Monkey,
I have quite a bit of experience with armored vehicles. I purchase them for overseas governments. If - as a civilian and a private citizen - you want to protect yourself inside a standard vehicle, your best bet is to wear kevlar body armor inside the vehicle.
Yes, there are armored vehicles that civilians can purchase. However, the art of armoring a vehicle is a really esoteric art, employing special glazing materials (windows), metallurgy (door panels), welding, polymer products, and - in particular - design.
One of the more infamous assassinations of a military officer riding in an armored vehicle occurred when an assailant fired a round through the rubber gasket element which held the bulletproof glass in an armored frame and carriage.
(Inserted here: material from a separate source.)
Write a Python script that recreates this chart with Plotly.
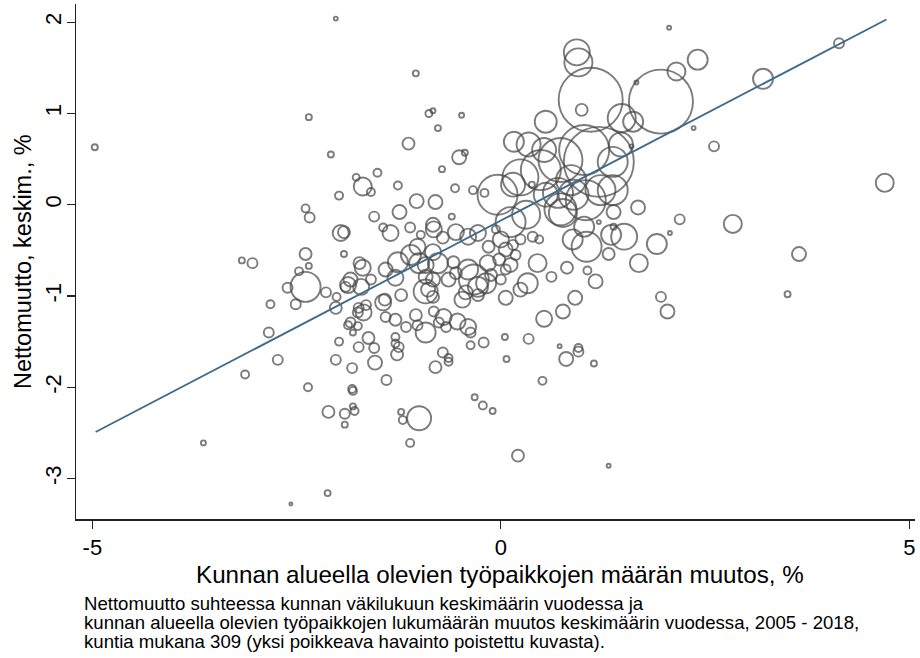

http://en.wikipedia.org/wiki/James_N._Rowe
You do not want to trust your life to some sort of Mad-Max red-neckery involving welding armored plates onto your average Buick.
Not only will it be utterly ineffective against most rifle fire, but its patently unsafe - the extra weight is going to snap engine mounts, crack your frame, destroy your suspension, and cause you to lose control of the vehicle.
Armored vehicles are designed from the blank page up to accommodate the extra weight and mass - e.g the inertia that results when you attempt to maneuver them.
If you want to drop a few hundred grand on a commercial armored Jeep Cherokee or Chevy Suburban, go for it. Otherwise, buy a decent set of body armor and call it good enough.
When the zombies come, an armored vehicle - home-made or not - is NOT the way to go. You just make a slower-moving, easier-to-stop, higher-priority target.